Au-delà des gestes pédophiles — dont on parle encore aujourd’hui comme le fait de quelques « âmes égarées » —, c’est cette « culture du secret » qu’il faut urgemment dénoncer. Mais ce n’est pas tout. Le « code du placard » — basé, lui, sur une immense misère sexuelle — n’est pas la seule chose qui explique pourquoi l’agression sexuelle est devenue un trait dominant de l’Église catholique. Il y a une raison plus profonde encore : l’exclusion des femmes. C’est cette discrimination obtuse, au coeur même de sa fondation, qui explique le mieux la tare fondamentale qui avilit l’institution millénaire aujourd’hui.
« Bien avant le célibat ou la répression sexuelle, c’est l’interdiction des femmes aux rangs supérieurs de l’Église qui fournit l’ultime justification des abus perpétrés », écrit l’essayiste américaine Alice McDermott. Pourquoi ? Parce que l’exclusion des femmes est la négation la plus visible et certainement la plus constante de la morale promue par l’Église.
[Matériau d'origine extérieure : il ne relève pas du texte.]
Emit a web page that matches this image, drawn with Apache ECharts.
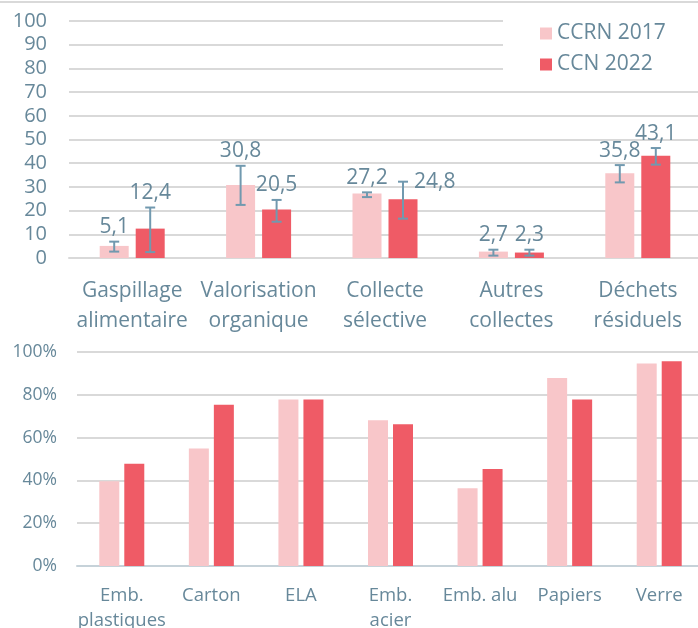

Comment prétendre que nous sommes tous les « enfants de Dieu » si la moitié de l’humanité est exclue des rangs ? « Si une vie, une personne, a plus de poids qu’une autre alors, “l’autre”, la moindre, n’est plus vue comme essentielle », écrit l’auteure d’un texte d’opinion publié dans le New York Times(« Pourquoi la prêtrise a besoin des femmes »).
Depuis que Saint Thomas a dicté que la femme était « subordonnée à l’homme » et que saint Augustin a déclaré que seuls les hommes sont « à l’image de Dieu », les leaders ecclésiastiques ont entériné l’idée que « la vie des femmes et des enfants est secondaire à ceux qui sont plus méritants, plus puissants, plus essentiels, c’est-à-dire les hommes eux-mêmes », dit Alice McDermott.
Cette énormité — qui vaut certainement celle entretenue par l’islam à l’égard des femmes — doit être dénoncée, tout comme les abus sexuels. Certes, les agressions perpétrées avec impunité et arrogance sur de jeunes innocents, détruisant combien de vies au passage, ont davantage attiré l’attention. Mais il faut comprendre que l’un ne va pas sans l’autre. Il faut voir l’Église catholique tel un énorme jeu de dominos : derrière les abus à répétition se terre une homosexualité répandue et réprimée derrière laquelle se dresse le péché originel, soit l’exclusion des femmes des rangs ecclésiastiques.
Mais la masquarade a assez duré. Même en punissant plus sévèrement les prêtres agresseurs, la réhabilitation de l’Église ne saurait se passer d’une profonde remise en question de ses propres assises. La pierre sur laquelle Pierre bâtit son Église a désespérément besoin d’être revue et corrigée.